El recurso a la “macguffiu-manía” ha llegado a tal grado que los ciudadanos hemos acabado teniendo la sensación de que los hechos y los detalles importantes nos son escamoteados, no de una manera episódica, amable y breve –como en las películas de Histchcock–, sino de una manera sistemática y permanente. Es decir, la sensación es que la estratagema de desviación se ha acabado convirtiendo en un modelo político o, según vengo sosteniendo en esta serie, en una auténtica patología.

Recientemente, Jesús Espelosín manifestaba en estas páginas su irónica extrañeza ante el hecho de que en una coyuntura como la actual, en la que habría que centrarse en debatir en torno a cómo salir de la crisis, qué políticas de recuperación habría que poner en marcha con el mayor grado de consenso y apoyo político, o cómo incentivar el empleo y cómo asegurar los suministros energéticos, en cambio en España el debate político ha estado centrado en torno a la pertinencia de colocar una “placa” en el Congreso de una persona a la que casi nadie conoce, o sobre la corrección de las tramitaciones legales de un Juez con afán de notoriedad, que no se ha cortado lo más mínimo a la hora de solicitar formalmente el certificado de defunción del anterior dictador. ¡Que macguffin más genial!.

Pero los asuntos de fondo, en este caso, no son como para hacer bromas o divertimentos y los ciudadanos tenemos el derecho a ser tratados con mayor seriedad. Y debiéramos empezar a reclamarlo con mayor énfasis.

Algunos macguffins rozan el esperpento y otros se encuentran vinculados a intereses económicos bien concretos. Esperanza Aguirre y el propio José María Aznar se sitúan más bien en el terreno del esperpento, e incluso empiezan a rozar –eso sí, sin complejos– los espacios de aquello que los anglosajones califican como “la franja lunática de la política”. La lideresa ahora arremete contra el “Che Guevara” e intenta involucrar a personas tan venerables como Pablo Iglesias y otros líderes históricos del PSOE nada menos que en un intento de pre-golpe de Estado, previo al que “sí” dio el general Franco y sus conmilitones, al tiempo que Aznar se revuelve contra los “tranquilos” de su propio partido, no se sabe si con la intención de distraer la atención sobre el intento de una compañía rusa de hacerse con Repsol, sin poner un euro, simplemente subrogándose un crédito de una empresa española con dificultades.
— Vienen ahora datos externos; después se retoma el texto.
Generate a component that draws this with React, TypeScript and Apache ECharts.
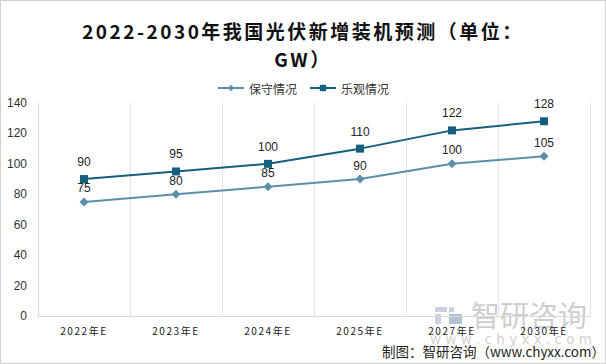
import React, { useEffect, useRef } from "react";
import * as echarts from "echarts";

const categories = ["2022年E", "2023年E", "2024年E", "2025年E", "2027年E", "2030年E"];
const conservative = [75, 80, 85, 90, 100, 105];
const optimistic = [90, 95, 100, 110, 122, 128];
const seriesNames = ["保守情况", "乐观情况"];
const titleText = "2022-2030年我国光伏新增装机预测（单位：\nGW）";
const footerText = "制图：智研咨询（www.chyxx.com）";

const DARK = "#15607e";
const LIGHT = "#5b90a9";

export default function App() {
  const ref = useRef<HTMLDivElement>(null);
  useEffect(() => {
    if (!ref.current) return;
    const chart = echarts.init(ref.current, null, { renderer: "svg" });
    chart.setOption({
      animation: false,
      backgroundColor: "#ffffff",
      title: {
        text: titleText,
        left: "center",
        top: 11,
        textStyle: {
          fontFamily: "Noto Sans CJK SC",
          fontWeight: "bold",
          fontSize: 19,
          lineHeight: 28,
          color: "#111111",
        },
      },
      legend: {
        data: seriesNames,
        top: 77,
        left: "center",
        itemWidth: 26,
        itemHeight: 8,
        itemGap: 12,
        textStyle: { fontFamily: "Noto Sans CJK SC", fontSize: 12, color: "#333333" },
      },
      grid: { left: 38, right: 16, top: 103, bottom: 48, containLabel: false },
      xAxis: {
        type: "category",
        data: categories,
        boundaryGap: true,
        axisLine: { show: true, lineStyle: { color: "#d9d9d9" } },
        axisTick: { show: false },
        splitLine: { show: true, lineStyle: { color: "#e4e4e4" } },
        axisLabel: {
          fontFamily: "Noto Sans CJK SC",
          fontSize: 10,
          color: "#222222",
          margin: 9,
        },
      },
      yAxis: {
        type: "value",
        min: 0,
        max: 140,
        interval: 20,
        axisLine: { show: true, lineStyle: { color: "#d9d9d9" } },
        axisTick: { show: false },
        splitLine: { show: false },
        axisLabel: { fontFamily: "Liberation Sans", fontSize: 12, color: "#333333", margin: 11 },
      },
      series: [
        {
          name: seriesNames[0],
          type: "line",
          data: conservative,
          symbol: "diamond",
          symbolSize: 9,
          color: LIGHT,
          lineStyle: { width: 2, color: LIGHT },
          itemStyle: { color: LIGHT },
          label: {
            show: true,
            position: "top",
            distance: 3,
            fontFamily: "Liberation Sans",
            fontSize: 12,
            color: "#222222",
          },
        },
        {
          name: seriesNames[1],
          type: "line",
          data: optimistic,
          symbol: "rect",
          symbolSize: 8,
          color: DARK,
          lineStyle: { width: 2, color: DARK },
          itemStyle: { color: DARK },
          label: {
            show: true,
            position: "top",
            distance: 7,
            fontFamily: "Liberation Sans",
            fontSize: 12,
            color: "#222222",
          },
        },
      ],
      graphic: [
        {
          type: "rect",
          shape: { x: 0.5, y: 0.5, width: 605, height: 363 },
          style: { fill: "none", stroke: "#d0d0d0", lineWidth: 1 },
          silent: true,
          z: 100,
        },
        {
          type: "group",
          silent: true,
          z: 50,
          children: [
            { type: "rect", shape: { x: 435, y: 307, width: 12, height: 5 }, style: { fill: "#b9c7d6", opacity: 0.8 } },
            { type: "rect", shape: { x: 435, y: 314, width: 6, height: 10 }, style: { fill: "#b9c7d6", opacity: 0.8 } },
            { type: "rect", shape: { x: 449, y: 307, width: 5, height: 5 }, style: { fill: "#b9c7d6", opacity: 0.8 } },
            { type: "rect", shape: { x: 449, y: 314, width: 13, height: 10 }, style: { fill: "#9eb3c8", opacity: 0.8 } },
            {
              type: "text",
              x: 529,
              y: 314,
              style: {
                text: "智研咨询",
                fill: "#c8c8c8",
                opacity: 0.9,
                font: "29px 'Noto Sans CJK SC'",
                textAlign: "center",
                textVerticalAlign: "middle",
              },
            },
            {
              type: "text",
              x: 511,
              y: 339,
              style: {
                text: "w w w . c h y x x . c o m",
                fill: "#cccccc",
                opacity: 0.9,
                font: "13.5px 'DejaVu Sans'",
                textAlign: "center",
                textVerticalAlign: "middle",
              },
            },
          ],
        },
        {
          type: "text",
          x: 605,
          y: 351,
          z: 60,
          style: {
            text: footerText,
            fill: "#222222",
            font: "13.5px 'Noto Sans CJK SC'",
            textAlign: "right",
            textVerticalAlign: "middle",
          },
        },
      ],
    });
    return () => chart.dispose();
  }, []);
  return (
    <div style={{ position: "fixed", left: 0, top: 0, width: 606, height: 364 }}>
      <style>{`text[style*="bold"]{letter-spacing:2.5px} text[style*="10px"]{letter-spacing:1.6px}`}</style>
      <div ref={ref} style={{ width: 606, height: 364 }} />
    </div>
  );
}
Por cierto, el proceso de esta intencionada adquisición de enorme alcance estratégico ha estado plagado de “macguffins”, trucos y desviaciones de la atención, desde el primer “sondeo” explícito del Vicepresidente ruso hablando de una adquisición –que luego no existió– por parte de una empresa, que no era la de verdad, hasta llegar a una operación en firme –¿será la última caja china?– de una empresa que se dice que es privada, pero de la que no se sabe quién es el propietario de un misterioso fondo del 70% de las acciones, depositadas en secreto en una delegación euroasiática de un Banco en la red. ¡Esto no es sólo un macguffin, es un auténtico guión para una película de Hitchcock o de Fu Man Chu!

El problema es que hemos llegado a estar tan saturados de macguffins, desviaciones y trucos de comunicación e información que corremos el riesgo de tomarnos a broma una patología bastante seria, al tiempo que los medio-maquiavelos de nuestro tiempo están tan lanzados que parece que ya no son capaces de poner límites a unos enredos de los que no dudan en ufanarse, sintiéndose como unos magníficos profesionales.